En la maniobra para regresar a la carretera descubro, tras furiosa pataleta, que el carro no frena. Es demasiado. Habría que bajar una pendiente de setecientos metros en un auto deshaciéndose en pedazos, sin luces ni frenos. Mejor caminar. Le digo a mi hijo que me siga con una piedra y subo, despacio, hasta la estación del Gato Verde. Tras mucho bombeo, el carro está frenando. Pero ya gasté mi capacidad para salir de apuros, al menos por esta noche. Dejo el Moskvich al cuidado del pistero, e invito a los míos a seguirme loma abajo.

Como Scarlett, pienso: "mañana será otro día".

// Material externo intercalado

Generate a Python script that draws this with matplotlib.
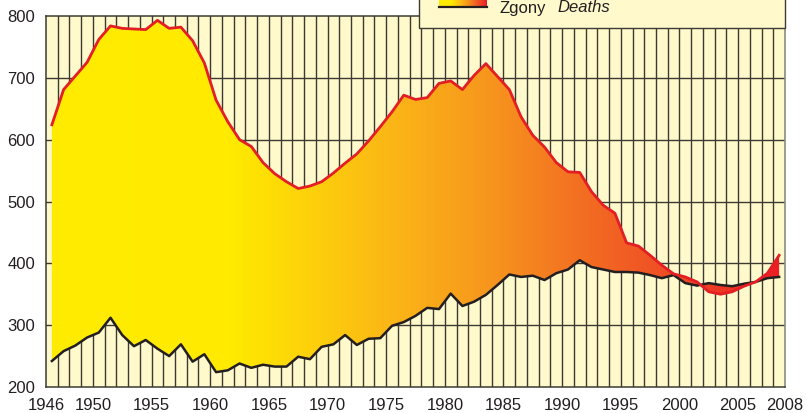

Pero esa misma noche mi yerno, que no tiene aún licencia de conducción, trajo el auto hasta su destino sin ningún tropiezo. Me dan ganas de meter a un poco de dioses griegos en la historia.

5 comentarios:

Anónimo dijo...

Manejar uno de esos artefactos es una aventura que al dominarse se disfruta. Es como el surf, arriesgado, peligroso, que requiere mucha practica pero al dominarlo te divierte. Leyendo esta historia no pude evitar reírme recordando mis propias aventuras. Nunca olvidare un viaje a bejucal a visitar un familiar muy cercano en la escuela al campo donde al dar una marcha atrás para salir de un restaurant mediocre alguien sentado a mi lado me dijo, "si llego a ser yo, dando esa marcha atrás hubiera hecho un buñuelo esa lata de tukola que llevas en la mano" desde aquel entonces siempre que alguien habla de manejar tenso me acuerdo de esa persona. Excelente narrativa, conozco cada detalle de la historia quizás mejor que algunos de los protagonistas mejor aun, me considero uno de los autores intelectuales de esta excelente narrativa. Nunca me sentí mas afín con una historia tuya. Había olvidado las consecuencias de un condensador en mal estado, de la falta de azogue, y todas las demás aventuras. Nada, muy bien narrada, créeme que se MUY bien lo que dices en cada letra de esta historia, quizás "muy bien narrada" no sea una descripción justa me gustaría haber usado algo mas alabador pero mi intelecto es tan fuerte como la potencia de ese condensador de 80 centavos. Sigue así que vas muy bien.
By the way, si tuvo freno de mano alguna ves, tiene chapa, no????